Indexed shifting keeps the rider's hands on the handlebars. Indexed shifting also correlates with a move to integrated shifters for road bikes, so the hand position doesn't move, at least on the hoods and drops.
I can imagine some sly race tactic in the 80s with a rider timing their breakaway to coincide with a gear change by other riders in the group. Having your hands on the brifters means your hands are not ~30 cm away from the bars, and you're faster to respond.
Modern bikes have 10+ gears across the back, that's a lot more positions and a friction lever would have narrower "good" spots for each gear making accurate changes slightly more difficult.

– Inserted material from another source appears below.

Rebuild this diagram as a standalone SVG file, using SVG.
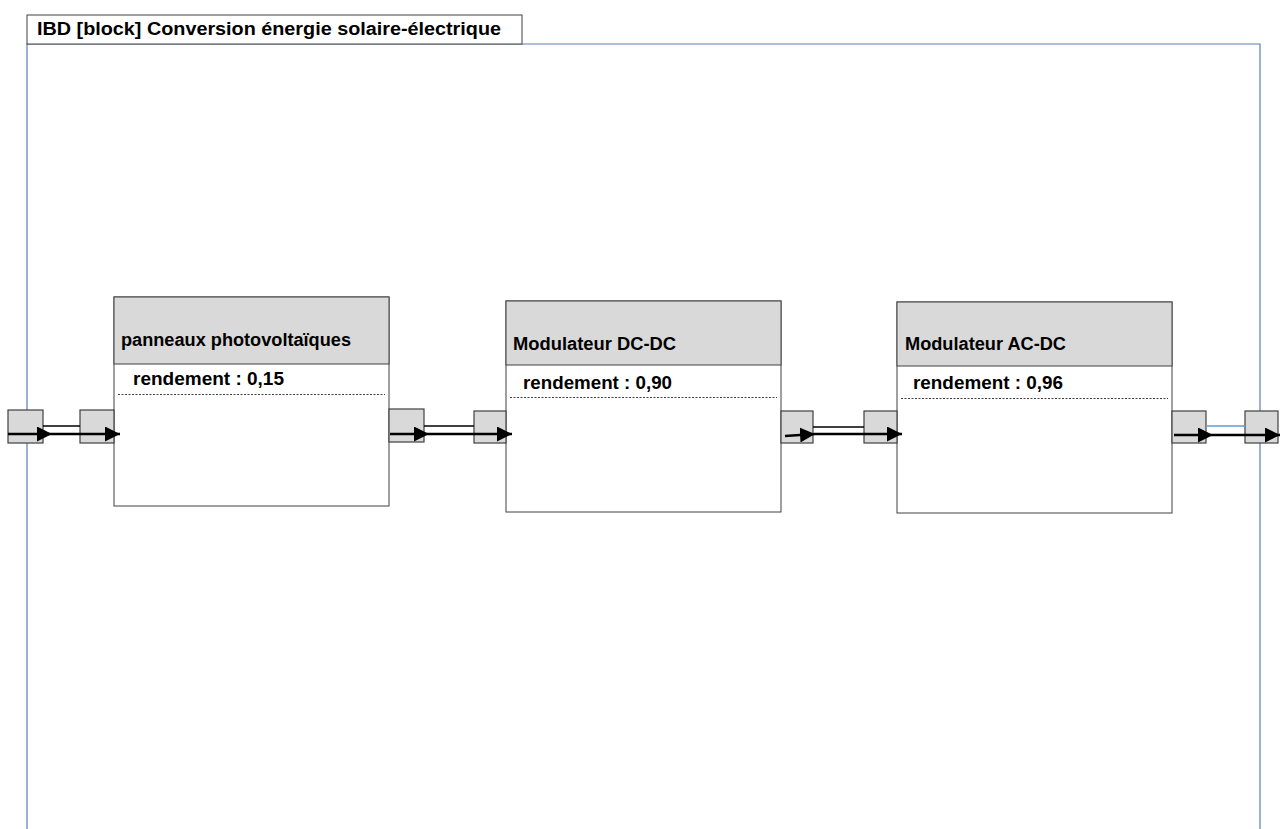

With that many gears, it is more common to change up/down to a slightly different gear for comfort or power. If the shifter is further away and needs a more coordinated movement, you're less likely to do it. An older 5/6/7 speed bike might have 3~4 tooth jumps between some gears, so the cadence can change a lot compared to a single tooth jump, which is more common when there are more gear cogs across the cassette.

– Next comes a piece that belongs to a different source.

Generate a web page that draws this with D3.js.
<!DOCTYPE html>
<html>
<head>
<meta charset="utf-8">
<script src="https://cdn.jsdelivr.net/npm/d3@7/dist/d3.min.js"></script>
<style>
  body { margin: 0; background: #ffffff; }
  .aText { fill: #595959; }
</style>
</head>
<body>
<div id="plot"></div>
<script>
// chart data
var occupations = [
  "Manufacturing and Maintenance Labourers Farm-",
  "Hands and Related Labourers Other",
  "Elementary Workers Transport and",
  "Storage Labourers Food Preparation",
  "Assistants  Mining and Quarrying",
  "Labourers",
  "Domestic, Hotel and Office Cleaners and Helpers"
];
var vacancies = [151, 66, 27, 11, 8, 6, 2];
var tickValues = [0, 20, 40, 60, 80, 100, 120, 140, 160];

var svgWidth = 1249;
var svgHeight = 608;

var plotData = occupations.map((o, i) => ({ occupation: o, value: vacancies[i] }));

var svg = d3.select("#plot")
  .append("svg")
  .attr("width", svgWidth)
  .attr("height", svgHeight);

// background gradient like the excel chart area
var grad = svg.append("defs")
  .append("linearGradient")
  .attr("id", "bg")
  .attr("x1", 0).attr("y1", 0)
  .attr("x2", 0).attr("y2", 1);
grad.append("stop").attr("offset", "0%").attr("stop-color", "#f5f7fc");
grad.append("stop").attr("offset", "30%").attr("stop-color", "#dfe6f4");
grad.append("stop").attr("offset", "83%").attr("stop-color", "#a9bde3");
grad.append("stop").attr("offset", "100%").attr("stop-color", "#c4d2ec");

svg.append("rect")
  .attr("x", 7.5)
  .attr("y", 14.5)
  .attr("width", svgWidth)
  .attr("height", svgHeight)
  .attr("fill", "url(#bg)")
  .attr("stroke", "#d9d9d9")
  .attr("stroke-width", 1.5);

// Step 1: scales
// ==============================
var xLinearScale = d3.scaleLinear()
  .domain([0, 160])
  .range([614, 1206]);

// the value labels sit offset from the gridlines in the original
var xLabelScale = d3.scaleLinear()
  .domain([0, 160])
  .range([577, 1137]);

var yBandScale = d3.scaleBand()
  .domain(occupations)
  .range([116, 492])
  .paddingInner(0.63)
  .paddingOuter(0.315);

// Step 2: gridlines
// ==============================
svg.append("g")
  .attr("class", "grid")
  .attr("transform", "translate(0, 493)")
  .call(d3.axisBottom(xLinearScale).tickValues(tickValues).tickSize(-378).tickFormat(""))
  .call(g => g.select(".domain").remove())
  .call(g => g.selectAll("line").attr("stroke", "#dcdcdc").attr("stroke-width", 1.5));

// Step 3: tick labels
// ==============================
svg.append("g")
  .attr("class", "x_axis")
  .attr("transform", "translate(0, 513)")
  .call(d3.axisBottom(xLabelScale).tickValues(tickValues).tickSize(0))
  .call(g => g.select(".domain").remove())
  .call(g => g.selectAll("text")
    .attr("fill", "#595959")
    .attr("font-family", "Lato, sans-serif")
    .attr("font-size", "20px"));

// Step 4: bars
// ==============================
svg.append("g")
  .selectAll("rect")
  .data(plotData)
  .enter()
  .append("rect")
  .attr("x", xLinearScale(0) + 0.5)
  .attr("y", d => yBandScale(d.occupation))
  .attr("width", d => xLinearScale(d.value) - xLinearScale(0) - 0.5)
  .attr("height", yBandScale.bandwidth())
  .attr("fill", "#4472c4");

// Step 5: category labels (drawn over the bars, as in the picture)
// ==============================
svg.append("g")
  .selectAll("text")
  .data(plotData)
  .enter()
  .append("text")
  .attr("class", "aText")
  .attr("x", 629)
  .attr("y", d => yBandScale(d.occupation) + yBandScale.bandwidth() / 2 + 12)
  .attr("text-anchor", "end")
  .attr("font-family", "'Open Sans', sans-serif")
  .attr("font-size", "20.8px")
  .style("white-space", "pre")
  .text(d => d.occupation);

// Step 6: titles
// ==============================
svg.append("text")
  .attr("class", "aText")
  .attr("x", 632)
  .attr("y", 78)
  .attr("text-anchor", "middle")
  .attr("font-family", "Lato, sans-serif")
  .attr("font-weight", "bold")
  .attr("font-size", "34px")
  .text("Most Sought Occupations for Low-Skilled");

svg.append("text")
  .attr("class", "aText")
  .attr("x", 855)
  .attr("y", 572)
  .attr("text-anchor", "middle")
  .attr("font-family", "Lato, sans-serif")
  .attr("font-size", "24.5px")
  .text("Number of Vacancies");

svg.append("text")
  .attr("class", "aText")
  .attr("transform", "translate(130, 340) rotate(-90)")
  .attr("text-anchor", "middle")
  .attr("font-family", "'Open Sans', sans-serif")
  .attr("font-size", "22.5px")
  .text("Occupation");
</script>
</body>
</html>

In short - fewer gears meant fewer shifts, and riders might have been pedalling slightly outside their preferred cadence to maintain the bunch's pace.
In addition, keeping your hand position still would be more aero - leaning down to downtube shifters will move the whole upper body. Even stem shifters move the whole arm, changing airflow.
You can doubtless get friction-shifters still but they are definitely less common. Properly tuned indexed shifters work very well, and are a gateway to fully electronic shifting which is functionally identical for the rider.
Summary moving the shifting to the brake lever forced the use of indexed shifting.
this answer applies equally well to pod/thumb/trigger shifters on MTBs, but there's less "race craft" in MTB and more riding technique, so reacting quickly to changes in the peloton is less important.
Also, MTBs never really had downtube or stem shifters, their friction shifters were normally bar-mounted levers so were closer to the grips.